Borst: I think there’s a lot of resource sharing that can be done around things like, How do you keep your budget? How many subscribers do you have and what database do you use? Many of us are on this listserv for small magazines where we share that sort of operations information. And then a similarly materialist answer: one thing that n+1 has that’s a great institutional resource is a little bit of real estate. We have a nice office, and something we’ve been trying to do more of is open it up to comrades and fellow travelers. Which is to say, if anyone wants to have a reading together, we can do that. 

Natasha Lewis: Dissent has historically been very critical of others on the left, that’s a big part of its mission. I was attracted to Dissent for that reason, even though I am interested in a lot of different parts of the Left. I think that there’s something really valuable about staking out a position that is in opposition to other magazines in order to further ideas. I’m wondering if other people think this or not: whether there has been a bit of a flattening between different magazines on the left, including ones that aren’t here today, and in liberal left magazines more broadly, where everyone moves between them and writes for all of them and they’re all kind of the same.
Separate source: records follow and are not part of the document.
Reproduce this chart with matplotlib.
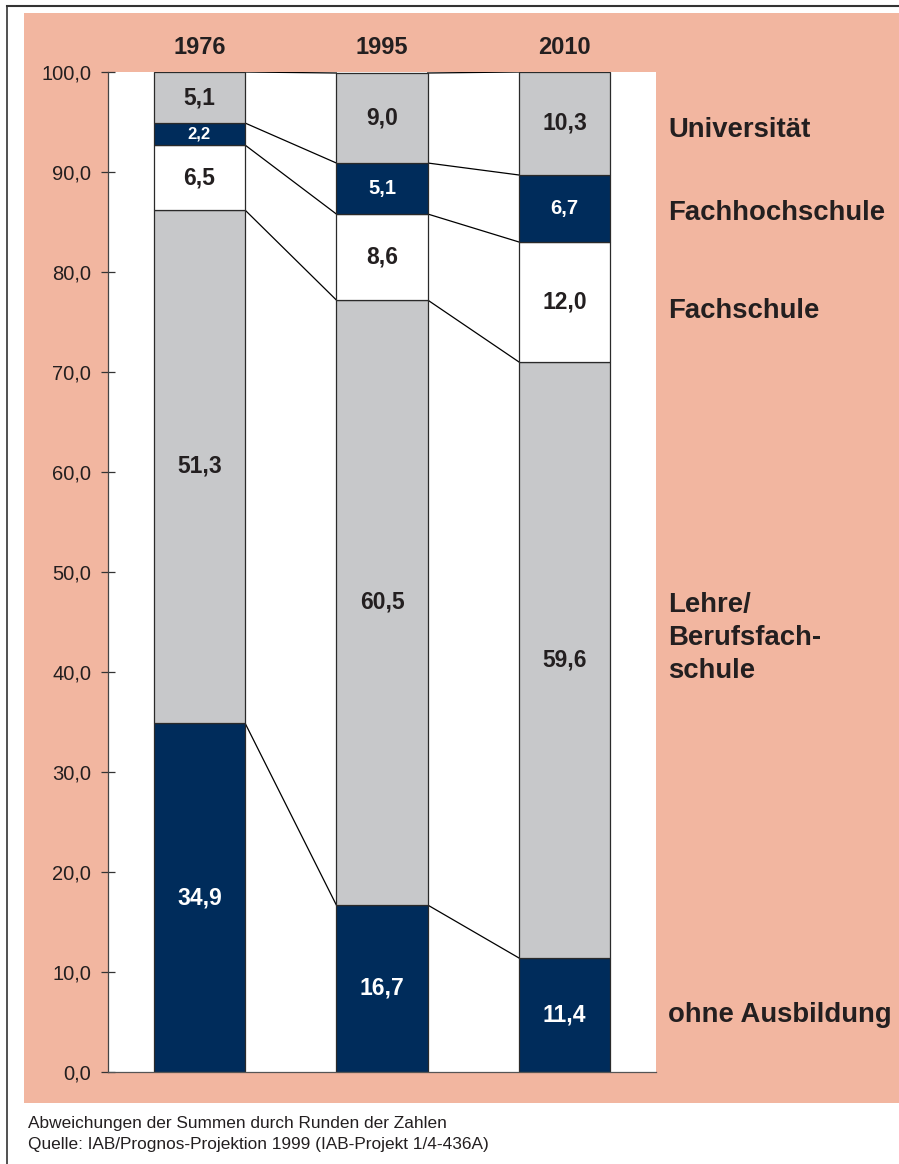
"""
Qualifikationsstruktur 1976 / 1995 / 2010 - gestapelte Säulen
"""

import matplotlib.pyplot as plt
from matplotlib.patches import Rectangle
import numpy as np

plt.rcParams["font.family"] = ["Liberation Sans", "DejaVu Sans"]

years = ["1976", "1995", "2010"]
categories = ["ohne Ausbildung", "Lehre/\nBerufsfach-\nschule", "Fachschule",
              "Fachhochschule", "Universität"]

ohne_ausbildung = [34.9, 16.7, 11.4]
lehre = [51.3, 60.5, 59.6]
fachschule = [6.5, 8.6, 12.0]
fachhochschule = [2.2, 5.1, 6.7]
universitaet = [5.1, 9.0, 10.3]

y_ticks = [0, 10, 20, 30, 40, 50, 60, 70, 80, 90, 100]

notes = [
    "Abweichungen der Summen durch Runden der Zahlen",
    "Quelle: IAB/Prognos-Projektion 1999 (IAB-Projekt 1/4-436A)",
]

SALMON = "#F2B6A0"
NAVY = "#002C5B"
GREY = "#C7C8CA"
INK = "#231F20"

W, H = 899, 1164


def fx(px):
    return px / W


def fy(py):
    return 1 - py / H


series = [ohne_ausbildung, lehre, fachschule, fachhochschule, universitaet]
colors = [NAVY, GREY, "white", NAVY, GREY]
text_colors = ["white", INK, INK, "white", INK]
label_sizes = [16.5, 16.5, 16.5, 14.5, 16.5]

fig = plt.figure(figsize=(W / 100, H / 100), dpi=100)
fig.patch.set_facecolor("white")

# outer frame and salmon panel
fig.add_artist(plt.Line2D([fx(7), fx(7)], [fy(6), 0], color="#333333", lw=1.2))
fig.add_artist(plt.Line2D([fx(7), 1], [fy(6), fy(6)], color="#333333", lw=1.5))
fig.add_artist(Rectangle((fx(24), fy(1103)), 1 - fx(24), fy(13) - fy(1103),
                         facecolor=SALMON, edgecolor="none", zorder=0))

ax = fig.add_axes([fx(108), fy(1072), fx(656) - fx(108), fy(72) - fy(1072)])
ax.set_facecolor("white")

x = np.arange(len(years))
width = 0.5
bottom = np.zeros(len(years))
tops = [bottom.copy()]

for vals, col, tcol, fs in zip(series, colors, text_colors, label_sizes):
    vals = np.array(vals)
    ax.bar(x, vals, width, bottom=bottom, color=col, edgecolor="#2a2a2a",
           linewidth=0.9, zorder=2)
    for xi, b, v in zip(x, bottom, vals):
        size = 12 if v < 3 else fs  # thin segment gets a smaller label
        ax.text(xi, b + v / 2, f"{v:.1f}".replace(".", ","), ha="center",
                va="center", fontsize=size, fontweight="bold", color=tcol,
                zorder=3)
    bottom = bottom + vals
    tops.append(bottom.copy())

# connector lines between bars
for level in tops[1:]:
    for i in range(len(years) - 1):
        ax.plot([x[i] + width / 2, x[i + 1] - width / 2],
                [level[i], level[i + 1]], color="black", lw=0.9, zorder=1)

for xi, yr in zip(x, years):
    ax.text(xi, 102.5, yr, ha="center", va="center", fontsize=17,
            fontweight="bold", color=INK, clip_on=False)

ax.set_xlim(-0.5, 2.5)
ax.set_ylim(0, 100)
ax.set_xticks([])
ax.set_yticks(y_ticks)
ax.set_yticklabels([f"{t:.1f}".replace(".", ",") for t in y_ticks],
                   fontsize=14.5, color=INK)
ax.tick_params(axis="y", direction="inout", length=10, width=0.9,
               color="#333333", pad=7)
for side in ["top", "right"]:
    ax.spines[side].set_visible(False)
ax.spines["left"].set_color("#444444")
ax.spines["bottom"].set_color("#555555")
ax.spines["left"].set_linewidth(0.9)
ax.spines["bottom"].set_linewidth(0.9)

# category labels on the right
label_baselines = [1022, 612, 318, 220, 137]
for name, base in zip(categories, label_baselines):
    for k, line in enumerate(name.split("\n")):
        fig.text(fx(668), fy(base + 33 * k), line, ha="left", va="baseline",
                 fontsize=19.8, fontweight="bold", color=INK)

for k, note in enumerate(notes):
    fig.text(fx(28), fy(1128 + 21 * k), note, ha="left", va="baseline",
             fontsize=12.4, color=INK)

plt.savefig("out.png", dpi=100)
plt.close()
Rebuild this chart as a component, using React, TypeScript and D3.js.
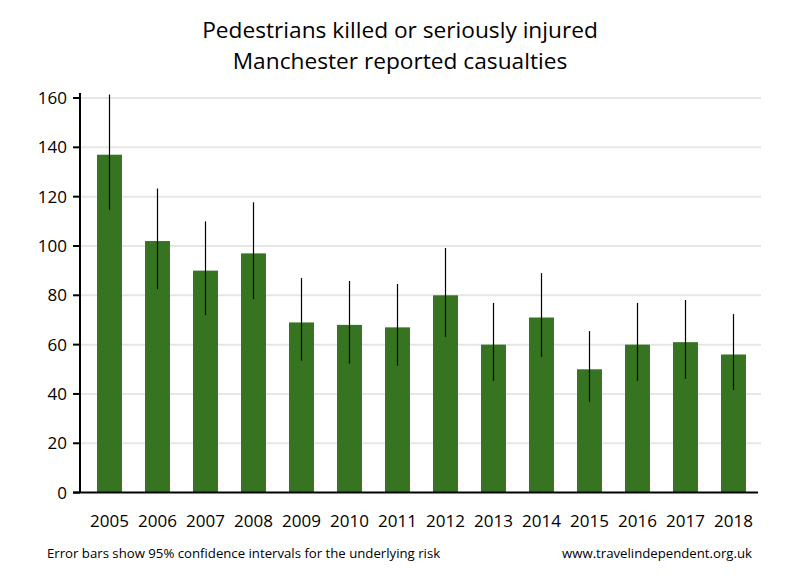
import React from "react";
import * as d3 from "d3";

const years = ["2005","2006","2007","2008","2009","2010","2011","2012","2013","2014","2015","2016","2017","2018"];
const values = [137, 102, 90, 97, 69, 68, 67, 80, 60, 71, 50, 60, 61, 56];
const lower = [114.7, 82.5, 72, 78.5, 53.5, 52.3, 51.5, 63.2, 45.4, 55.1, 36.8, 45.4, 46.2, 41.7];
const upper = [161.4, 123.3, 110, 117.7, 87, 85.8, 84.6, 99.2, 76.9, 89, 65.5, 76.9, 78.1, 72.4];
const yTicks = [0, 20, 40, 60, 80, 100, 120, 140, 160];
const titleLines = ["Pedestrians killed or seriously injured", "Manchester reported casualties"];
const footLeft = "Error bars show 95% confidence intervals for the underlying risk";
const footRight = "www.travelindependent.org.uk";

export default function App() {
  const W = 800, H = 580;
  const font = "'Open Sans', sans-serif";
  const x = d3.scaleBand<string>().domain(years).range([85.5, 757.5]).paddingInner(0.48).paddingOuter(0.24);
  const y = d3.scaleLinear().domain([0, 160]).range([492.6, 98]);
  const barColor = "#367421";
  return (
    <svg width={W} height={H} style={{ position: "absolute", left: 0, top: 0, background: "#fff" }}>
      <rect x={0} y={0} width={W} height={H} fill="#fff" />
      {titleLines.map((t, i) => (
        <text key={t} x={400} y={38 + i * 31} textAnchor="middle" fontFamily={font} fontSize={22.7} fill="#000">{t}</text>
      ))}
      {yTicks.filter(t => t > 0).map(t => (
        <line key={"g" + t} x1={80} x2={761} y1={y(t)} y2={y(t)} stroke="#e6e6e6" strokeWidth={2} />
      ))}
      {years.map((yr, i) => (
        <rect key={"b" + yr} x={x(yr)} y={y(values[i])} width={x.bandwidth()} height={y(0) - y(values[i])} fill={barColor} />
      ))}
      {years.map((yr, i) => {
        const cx = (x(yr) as number) + x.bandwidth() / 2;
        return <line key={"e" + yr} x1={cx} x2={cx} y1={y(upper[i])} y2={y(lower[i])} stroke="#000" strokeWidth={1.2} />;
      })}
      <line x1={80} x2={80} y1={93} y2={493} stroke="#000" strokeWidth={2} />
      <line x1={73} x2={758} y1={492.6} y2={492.6} stroke="#000" strokeWidth={2} />
      {yTicks.map(t => (
        <g key={"t" + t}>
          <line x1={73} x2={80} y1={y(t)} y2={y(t)} stroke="#000" strokeWidth={2} />
          <text x={67} y={y(t)} dy="0.36em" textAnchor="end" fontFamily={font} fontSize={17} fill="#000">{t}</text>
        </g>
      ))}
      {years.map(yr => (
        <text key={"x" + yr} x={(x(yr) as number) + x.bandwidth() / 2} y={527} textAnchor="middle" fontFamily={font} fontSize={17} fill="#000">{yr}</text>
      ))}
      <text x={47} y={558} fontFamily={font} fontSize={13.2} fill="#000">{footLeft}</text>
      <text x={752} y={558} textAnchor="end" fontFamily={font} fontSize={13.2} fill="#000">{footRight}</text>
    </svg>
  );
}
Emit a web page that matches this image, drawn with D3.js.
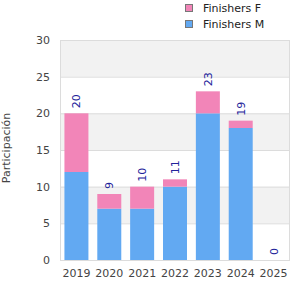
<!DOCTYPE html>
<html><head><meta charset="utf-8">
<script src="https://cdn.jsdelivr.net/npm/d3@7"></script>
<style>body{margin:0;background:#fff}svg{display:block;font-family:"DejaVu Sans",sans-serif}</style>
</head><body><svg id="c" width="300" height="300"></svg>
<script>
const years = ["2019","2020","2021","2022","2023","2024","2025"];
const finishersM = [12, 7, 7, 10, 20, 18, 0];
const finishersF = [8, 2, 3, 1, 3, 1, 0];
const yTicks = [0, 5, 10, 15, 20, 25, 30];
const seriesNames = ["Finishers F", "Finishers M"];
const colors = {"Finishers F": "#f285b8", "Finishers M": "#62a9f2"};
const yTitle = "Participación";

const svg = d3.select("#c");
const m = {l: 60, r: 10, t: 40, b: 40};
const W = 300, H = 300;
const x = d3.scaleBand().domain(years).range([m.l, W - m.r]).paddingInner(0.27).paddingOuter(0.135);
const y = d3.scaleLinear().domain([0, 30]).range([H - m.b, m.t]);

// bands
for (let i = 0; i < yTicks.length - 1; i++) {
  if (i % 2 === 1) {
    svg.append("rect").attr("x", m.l).attr("width", W - m.r - m.l)
      .attr("y", y(yTicks[i + 1])).attr("height", y(yTicks[i]) - y(yTicks[i + 1]))
      .attr("fill", "#f2f2f2");
  }
}
// gridlines
svg.append("g").selectAll("line").data(yTicks).join("line")
  .attr("x1", m.l).attr("x2", W - m.r)
  .attr("y1", d => y(d) + 0.5).attr("y2", d => y(d) + 0.5)
  .attr("stroke", "#dcdcdc");
// border
svg.append("line").attr("x1", m.l + 0.5).attr("x2", m.l + 0.5).attr("y1", m.t).attr("y2", H - m.b).attr("stroke", "#dcdcdc");
svg.append("line").attr("x1", W - m.r - 0.5).attr("x2", W - m.r - 0.5).attr("y1", m.t).attr("y2", H - m.b).attr("stroke", "#dcdcdc");

const data = years.map((yr, i) => ({year: yr, M: finishersM[i], F: finishersF[i]}));
const stack = d3.stack().keys(["M", "F"])(data);
const keyName = {M: "Finishers M", F: "Finishers F"};
svg.append("g").selectAll("g").data(stack).join("g")
  .attr("fill", s => colors[keyName[s.key]])
  .selectAll("rect").data(s => s).join("rect")
  .attr("x", d => x(d.data.year)).attr("width", x.bandwidth())
  .attr("y", d => y(d[1])).attr("height", d => y(d[0]) - y(d[1]));

// value labels
svg.append("g").selectAll("text").data(data).join("text")
  .attr("transform", d => `translate(${x(d.year) + x.bandwidth() / 2 + 4},${y(d.M + d.F) - 5}) rotate(-90)`)
  .attr("fill", "#22229a").attr("font-size", 11).attr("text-anchor", "start")
  .text(d => d.M + d.F);

// y axis labels
svg.append("g").selectAll("text").data(yTicks).join("text")
  .attr("x", 50).attr("y", d => y(d) + 4).attr("text-anchor", "end")
  .attr("font-size", 11).attr("fill", "#444").text(d => d);
// x axis labels
svg.append("g").selectAll("text").data(years).join("text")
  .attr("x", d => x(d) + x.bandwidth() / 2).attr("y", 277).attr("text-anchor", "middle")
  .attr("font-size", 11).attr("fill", "#444").text(d => d);
// y title
svg.append("text").attr("transform", `translate(10,${148}) rotate(-90)`)
  .attr("text-anchor", "middle").attr("font-size", 11).attr("fill", "#444").text(yTitle);

// legend
const lg = svg.append("g").selectAll("g").data(seriesNames).join("g")
  .attr("transform", (d, i) => `translate(185,${4 + i * 16})`);
lg.append("rect").attr("x", 0.5).attr("y", 0.5).attr("width", 7).attr("height", 7)
  .attr("fill", d => colors[d]).attr("stroke", "#777");
lg.append("text").attr("x", 18).attr("y", 8).attr("font-size", 11).attr("fill", "#222").text(d => d);
</script></body></html>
Max Fox: I think it’s the twofold problem that we were talking about with the state of publishing on the Left: on the one hand, everybody’s extremely precariously employed, so perhaps you don’t want to upset people and imperil your career prospects. On the other hand, it really feels like a fragile project, even though it has been maybe a decade now of these small magazines engaging forthrightly with Marxist, communist, or revolutionary politics. Maybe that sense of comradeship interferes with this tradition of open debate. We started Pinko as a magazine for thinking through gay communism together. The premise was that this is a political position that exists but we don’t know exactly what it means, and that’s why there has to be a sustained project of collective thought, i.e., a magazine, to discover it.